Funky Regex Problem

Ovid on 2005-05-06T00:51:14

To make a long story short, I can't figure out why this is failing (I'm trying to force the regex to fail if it matches a single dot):

#!/usr/bin/perl
use strict;
use warnings;
use Data::Dumper;

use Regexp::Common;

use constant SUCCEED => qr{(?=)};
use constant FAIL    => qr{(?!)};

my $QUOTED = $RE{quoted};
my $NUM    = $RE{num}{real};

my $VALUE  = do {
    use re 'eval';
    qr/(?:$QUOTED|$NUM)(??{'.' eq $+ ? FAIL : SUCCEED})/;
};

my $text = 'name => "foo", fav.num => 3';
my @text = split /($VALUE)/ => $text;
print Dumper \@text;

That prints:

$VAR1 = [
  'name => ',
  '"foo"',
  ', fav',
  '.',
  'num => ',
  '3'
];

What I want it to print is:

$VAR1 = [
  'name => ',
  '"foo"',
  ', fav.num => ',
  '3'
];

Any ideas?


Try this instead:

Damian on 2005-05-06T04:44:23

my $VALUE  = do {
    use re 'eval';
    qr/(?>($QUOTED|$NUM))(??{'.' eq $^N ? FAIL : SUCCEED})/;
};

my $text = 'name => "foo", fav.num => 3';
my @text = split /$VALUE/ => $text;
print Dumper \@text;

Re:Try this instead:

Ovid on 2005-05-06T05:00:56

Very interesting. I suspect it would take me a while to debug, but I've discovered that while this passes my test case wonderfully, it fails miserably when using that in the Lexer.pm example from HOP. My test case is clearly not representing the problem as well as I thought since others are having this problem on the Perlmonks site.

A more natural way?

Aristotle on 2005-05-06T09:20:19

Do you really need a deferred pattern there?
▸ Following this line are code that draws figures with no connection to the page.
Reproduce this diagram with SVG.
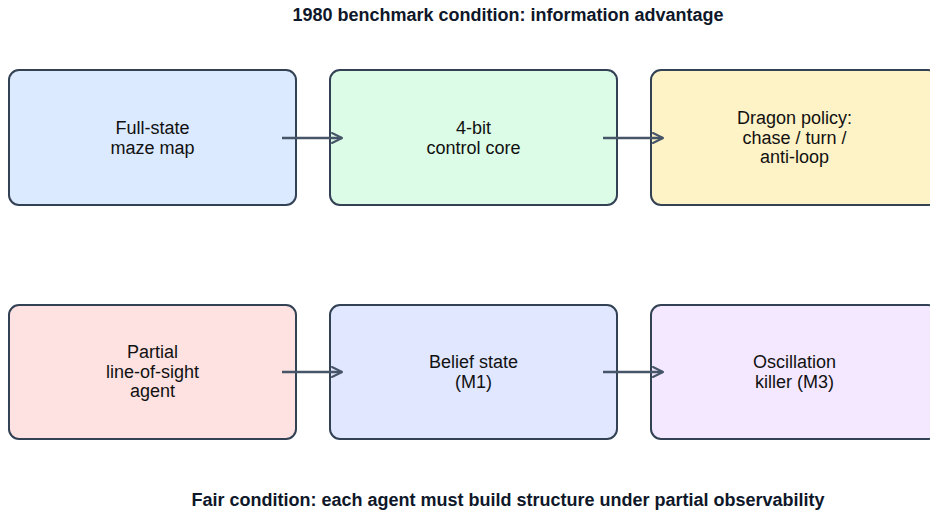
<svg xmlns="http://www.w3.org/2000/svg" width="930" height="514" viewBox="0 0 930 514">
  <defs>
    <marker id="arr" viewBox="0 0 12 12" refX="11" refY="6" markerWidth="12" markerHeight="12" markerUnits="userSpaceOnUse" orient="auto">
      <path d="M1,1 L11,6 L1,11" fill="none" stroke="#475569" stroke-width="2" stroke-linecap="round" stroke-linejoin="round"/>
    </marker>
  </defs>
  <style>
    .box { stroke: #334155; stroke-width: 2; }
    .lbl { font-family: "Liberation Sans", Arial, sans-serif; font-size: 18px; fill: #111111; text-anchor: middle; }
    .ttl { font-family: "Liberation Sans", Arial, sans-serif; font-size: 18px; font-weight: bold; fill: #0f172a; text-anchor: middle; }
    .conn { stroke: #475569; stroke-width: 2.5; fill: none; }
  </style>
  <rect width="930" height="514" fill="#ffffff"/>
  <text class="ttl" x="508" y="21">1980 benchmark condition: information advantage</text>
  <text class="ttl" x="508" y="506">Fair condition: each agent must build structure under partial observability</text>

  <g id="n1">
    <rect class="box" x="9" y="70" width="287" height="135" rx="10" fill="#dbeafe"/>
    <text class="lbl" x="152.5" y="133.5">Full-state</text>
    <text class="lbl" x="152.5" y="153.5">maze map</text>
  </g>
  <g id="n2">
    <rect class="box" x="330" y="70" width="287" height="135" rx="10" fill="#dcfce7"/>
    <text class="lbl" x="473.5" y="133.5">4-bit</text>
    <text class="lbl" x="473.5" y="153.5">control core</text>
  </g>
  <g id="n3">
    <rect class="box" x="651" y="70" width="287" height="135" rx="10" fill="#fef3c7"/>
    <text class="lbl" x="794.5" y="124">Dragon policy:</text>
    <text class="lbl" x="794.5" y="143.5">chase / turn /</text>
    <text class="lbl" x="794.5" y="163">anti-loop</text>
  </g>
  <g id="n4">
    <rect class="box" x="9" y="305" width="287" height="134" rx="10" fill="#fee2e2"/>
    <text class="lbl" x="152.5" y="358">Partial</text>
    <text class="lbl" x="152.5" y="377.5">line-of-sight</text>
    <text class="lbl" x="152.5" y="397">agent</text>
  </g>
  <g id="n5">
    <rect class="box" x="330" y="305" width="287" height="134" rx="10" fill="#e0e7ff"/>
    <text class="lbl" x="473.5" y="367.5">Belief state</text>
    <text class="lbl" x="473.5" y="387.5">(M1)</text>
  </g>
  <g id="n6">
    <rect class="box" x="651" y="305" width="287" height="134" rx="10" fill="#f3e8ff"/>
    <text class="lbl" x="794.5" y="367.5">Oscillation</text>
    <text class="lbl" x="794.5" y="387.5">killer (M3)</text>
  </g>

  <g id="connectors">
    <line class="conn" x1="282" y1="138" x2="342" y2="138" marker-end="url(#arr)"/>
    <line class="conn" x1="603" y1="138" x2="663" y2="138" marker-end="url(#arr)"/>
    <line class="conn" x1="282" y1="372" x2="342" y2="372" marker-end="url(#arr)"/>
    <line class="conn" x1="603" y1="372" x2="663" y2="372" marker-end="url(#arr)"/>
  </g>
</svg>
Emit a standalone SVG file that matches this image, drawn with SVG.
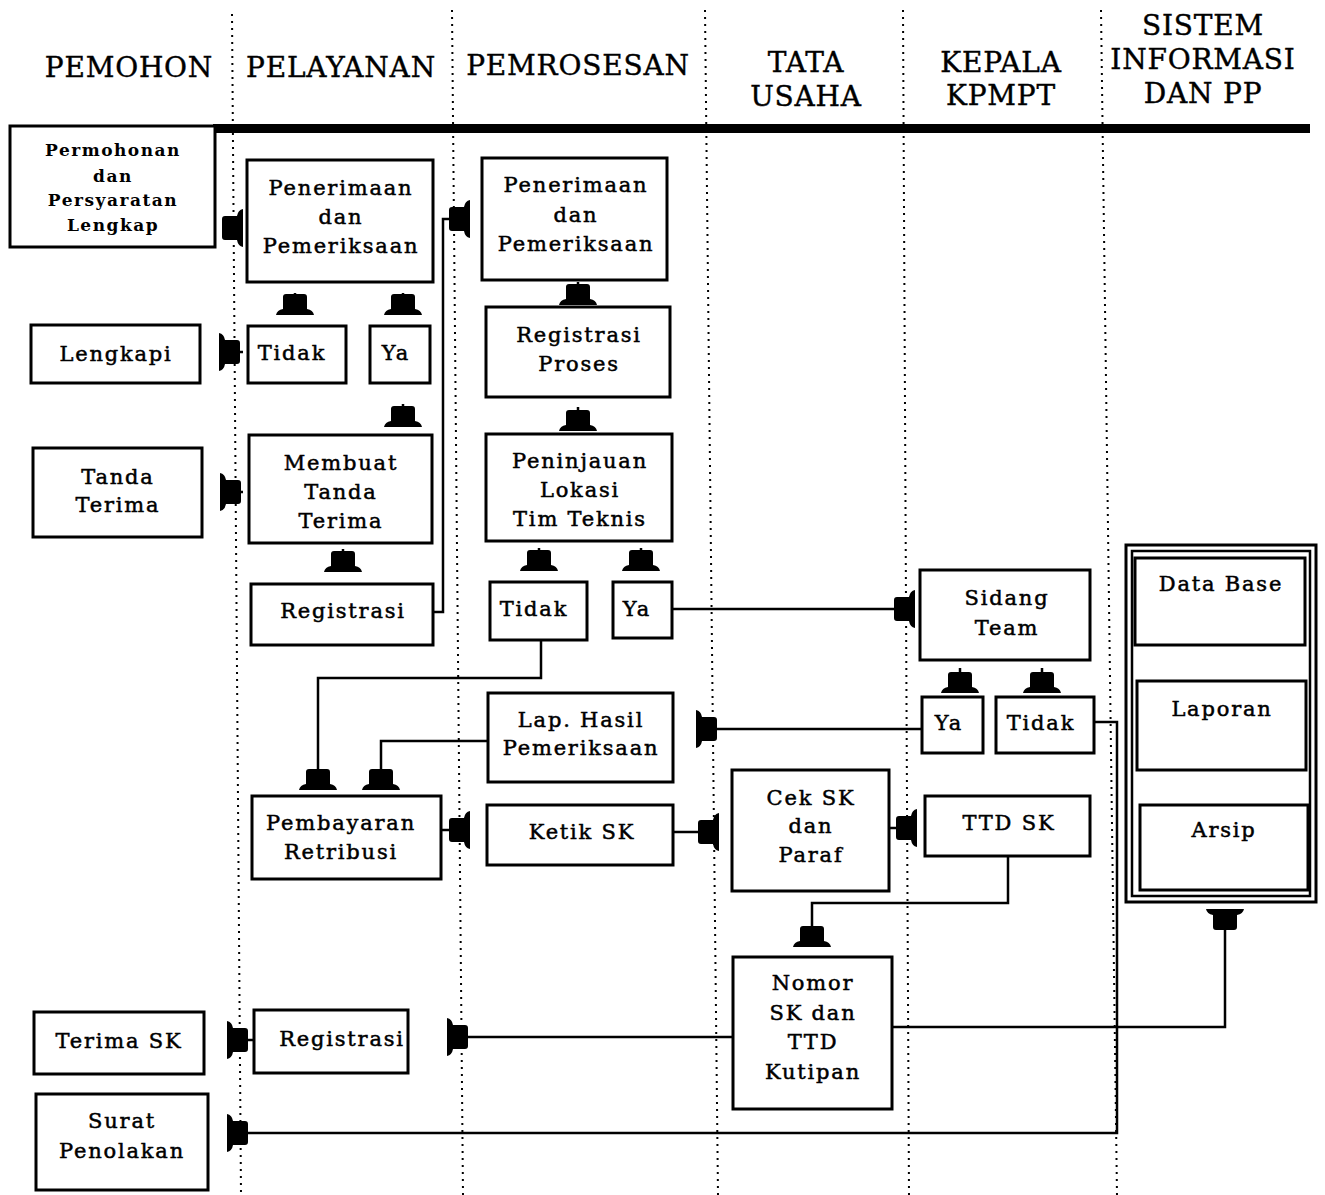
<svg xmlns="http://www.w3.org/2000/svg" width="1325" height="1195" viewBox="0 0 1325 1195">
<style>
.box{fill:#fff;stroke:#000;stroke-width:3}
.t{font-family:"DejaVu Serif","Liberation Serif",serif;font-size:21px;letter-spacing:1.8px;text-anchor:middle;fill:#000;stroke:#000;stroke-width:0.5}
.sb{font-family:"DejaVu Serif","Liberation Serif",serif;font-size:17px;font-weight:bold;letter-spacing:1.5px;text-anchor:middle;fill:#000}
.h{font-family:"DejaVu Serif","Liberation Serif",serif;font-size:28px;letter-spacing:0.8px;text-anchor:middle;fill:#000;stroke:#000;stroke-width:0.4}
.lane{stroke:#000;stroke-width:2;stroke-dasharray:2 5;fill:none}
.c{fill:none;stroke:#000;stroke-width:2.5;marker-end:url(#ah)}
</style>
<defs>
<marker id="ah" viewBox="-22 -21 23 42" refX="0" refY="0" markerWidth="23" markerHeight="42" markerUnits="userSpaceOnUse" orient="auto">
<path d="M-21,-9 Q-21,-12 -18,-12 L-6,-12 Q-5,-18 0,-19 L0,19 Q-5,18 -6,12 L-18,12 Q-21,12 -21,9 Z" fill="#000"/>
</marker>
</defs>
<rect width="1325" height="1195" fill="#fff"/>

<g id="lanes">
<path class="lane" d="M232,14 L241,1195"/>
<path class="lane" d="M452,10 L463,1195"/>
<path class="lane" d="M705,10 L718,1195"/>
<path class="lane" d="M903,10 L909,1195"/>
<path class="lane" d="M1101,10 L1117,1195"/>
</g>

<g id="headers">
<text class="h" x="129" y="77">PEMOHON</text>
<text class="h" x="341" y="77">PELAYANAN</text>
<text class="h" x="578" y="75">PEMROSESAN</text>
<text class="h" x="806" y="72">TATA</text>
<text class="h" x="806" y="106">USAHA</text>
<text class="h" x="1001" y="72">KEPALA</text>
<text class="h" x="1001" y="105">KPMPT</text>
<text class="h" x="1203" y="35">SISTEM</text>
<text class="h" x="1203" y="69">INFORMASI</text>
<text class="h" x="1203" y="103">DAN PP</text>
<rect x="213" y="124" width="1097" height="9" fill="#000"/>
</g>

<g id="connectors">
<path class="c" d="M222,228 H243"/>
<path class="c" d="M295,293 V315"/>
<path class="c" d="M403,293 V315"/>
<path class="c" d="M243,352 H219"/>
<path class="c" d="M403,404 V427"/>
<path class="c" d="M243,492 H220"/>
<path class="c" d="M343,549 V572"/>
<path class="c" d="M433,612 H443 V219 H470"/>
<path class="c" d="M578,282 V305"/>
<path class="c" d="M578,407 V431"/>
<path class="c" d="M539,548 V571"/>
<path class="c" d="M641,548 V571"/>
<path class="c" d="M672,609 H915"/>
<path class="c" d="M541,640 V678 H318 V790"/>
<path class="c" d="M488,741 H381 V790"/>
<path class="c" d="M960,668 V693"/>
<path class="c" d="M1042,668 V693"/>
<path class="c" d="M922,729 H696"/>
<path class="c" d="M1094,722 H1117 V1133 H227"/>
<path class="c" d="M441,830 H470"/>
<path class="c" d="M673,832 H719"/>
<path class="c" d="M889,828 H917"/>
<path class="c" d="M1008,856 V903 H812 V947"/>
<path class="c" d="M733,1037 H447"/>
<path class="c" d="M254,1040 H227"/>
<path class="c" d="M892,1027 H1225 V909"/>
<path class="c" d="M1221,803 V776"/>
<path class="c" d="M1221,680 V653"/>
</g>

<g id="n-permohonan">
<rect class="box" x="10" y="126" width="205" height="121"/>
<text class="sb" x="113" y="156">Permohonan</text>
<text class="sb" x="113" y="182">dan</text>
<text class="sb" x="113" y="206">Persyaratan</text>
<text class="sb" x="113" y="231">Lengkap</text>
</g>
<g id="n-penerimaan1">
<rect class="box" x="247" y="160" width="186" height="122"/>
<text class="t" x="341" y="195">Penerimaan</text>
<text class="t" x="341" y="224">dan</text>
<text class="t" x="341" y="253">Pemeriksaan</text>
</g>
<g id="n-lengkapi">
<rect class="box" x="31" y="325" width="169" height="58"/>
<text class="t" x="116" y="361">Lengkapi</text>
</g>
<g id="n-tidak1">
<rect class="box" x="248" y="326" width="98" height="57"/>
<text class="t" x="292" y="360">Tidak</text>
</g>
<g id="n-ya1">
<rect class="box" x="370" y="326" width="60" height="57"/>
<text class="t" x="396" y="360">Ya</text>
</g>
<g id="n-tandaterima">
<rect class="box" x="33" y="448" width="169" height="89"/>
<text class="t" x="118" y="484">Tanda</text>
<text class="t" x="118" y="512">Terima</text>
</g>
<g id="n-membuat">
<rect class="box" x="249" y="435" width="183" height="108"/>
<text class="t" x="341" y="470">Membuat</text>
<text class="t" x="341" y="499">Tanda</text>
<text class="t" x="341" y="528">Terima</text>
</g>
<g id="n-registrasi1">
<rect class="box" x="251" y="584" width="182" height="61"/>
<text class="t" x="343" y="618">Registrasi</text>
</g>
<g id="n-penerimaan2">
<rect class="box" x="482" y="158" width="185" height="122"/>
<text class="t" x="576" y="192">Penerimaan</text>
<text class="t" x="576" y="222">dan</text>
<text class="t" x="576" y="251">Pemeriksaan</text>
</g>
<g id="n-regproses">
<rect class="box" x="486" y="307" width="184" height="90"/>
<text class="t" x="579" y="342">Registrasi</text>
<text class="t" x="579" y="371">Proses</text>
</g>
<g id="n-peninjauan">
<rect class="box" x="486" y="434" width="186" height="107"/>
<text class="t" x="580" y="468">Peninjauan</text>
<text class="t" x="580" y="497">Lokasi</text>
<text class="t" x="580" y="526">Tim Teknis</text>
</g>
<g id="n-tidak2">
<rect class="box" x="490" y="582" width="97" height="58"/>
<text class="t" x="534" y="616">Tidak</text>
</g>
<g id="n-ya2">
<rect class="box" x="613" y="582" width="59" height="56"/>
<text class="t" x="637" y="616">Ya</text>
</g>
<g id="n-sidang">
<rect class="box" x="920" y="570" width="170" height="90"/>
<text class="t" x="1007" y="605">Sidang</text>
<text class="t" x="1007" y="635">Team</text>
</g>
<g id="n-ya3">
<rect class="box" x="922" y="697" width="61" height="56"/>
<text class="t" x="949" y="730">Ya</text>
</g>
<g id="n-tidak3">
<rect class="box" x="996" y="697" width="98" height="56"/>
<text class="t" x="1041" y="730">Tidak</text>
</g>
<g id="n-laphasil">
<rect class="box" x="488" y="693" width="185" height="89"/>
<text class="t" x="581" y="727">Lap. Hasil</text>
<text class="t" x="581" y="755">Pemeriksaan</text>
</g>
<g id="n-pembayaran">
<rect class="box" x="252" y="796" width="189" height="83"/>
<text class="t" x="341" y="830">Pembayaran</text>
<text class="t" x="341" y="859">Retribusi</text>
</g>
<g id="n-ketiksk">
<rect class="box" x="487" y="805" width="186" height="60"/>
<text class="t" x="582" y="839">Ketik SK</text>
</g>
<g id="n-ceksk">
<rect class="box" x="732" y="770" width="157" height="121"/>
<text class="t" x="811" y="805">Cek SK</text>
<text class="t" x="811" y="833">dan</text>
<text class="t" x="811" y="862">Paraf</text>
</g>
<g id="n-ttdsk">
<rect class="box" x="925" y="796" width="165" height="60"/>
<text class="t" x="1009" y="830">TTD SK</text>
</g>
<g id="n-sistem">
<rect class="box" x="1126" y="545" width="190" height="357"/>
<rect fill="none" stroke="#000" stroke-width="2.5" x="1132" y="551" width="178" height="345"/>
</g>
<g id="n-database">
<rect class="box" x="1135" y="558" width="170" height="87"/>
<text class="t" x="1221" y="591">Data Base</text>
</g>
<g id="n-laporan">
<rect class="box" x="1137" y="681" width="169" height="89"/>
<text class="t" x="1222" y="716">Laporan</text>
</g>
<g id="n-arsip">
<rect class="box" x="1140" y="805" width="168" height="85"/>
<text class="t" x="1224" y="837">Arsip</text>
</g>
<g id="n-nomor">
<rect class="box" x="733" y="957" width="159" height="152"/>
<text class="t" x="813" y="990">Nomor</text>
<text class="t" x="813" y="1020">SK dan</text>
<text class="t" x="813" y="1049">TTD</text>
<text class="t" x="813" y="1079">Kutipan</text>
</g>
<g id="n-terimask">
<rect class="box" x="34" y="1012" width="170" height="62"/>
<text class="t" x="119" y="1048">Terima SK</text>
</g>
<g id="n-registrasi2">
<rect class="box" x="254" y="1010" width="154" height="63"/>
<text class="t" x="342" y="1046">Registrasi</text>
</g>
<g id="n-surat">
<rect class="box" x="36" y="1094" width="172" height="96"/>
<text class="t" x="122" y="1128">Surat</text>
<text class="t" x="122" y="1158">Penolakan</text>
</g>
</svg>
I’d write it like so:

qr/(?:$QUOTED|$NUM)(?(?{ '.' eq $+ })$FAIL)/;

(which of course implies variables rather than constants.)

Now given that, you get a zero-length match:

$VAR1 = [
          'name => ',
          '"foo"',
          ', fav',
          '',
          '.num => ',
          '3'
        ];

So obviously a match against the lone dot was prevented, but $QUOTED succeeds in matching nothing.

Okay then.

qr/($QUOTED|$NUM)(?(?{ '.' eq $+ or not length( $+ ) })$FAIL)/;

Result:

$VAR1 = [
          'name => ',
          '"foo"',
          ', fav.num => ',
          '3'
        ];

Well, I never. That’s what we wanted!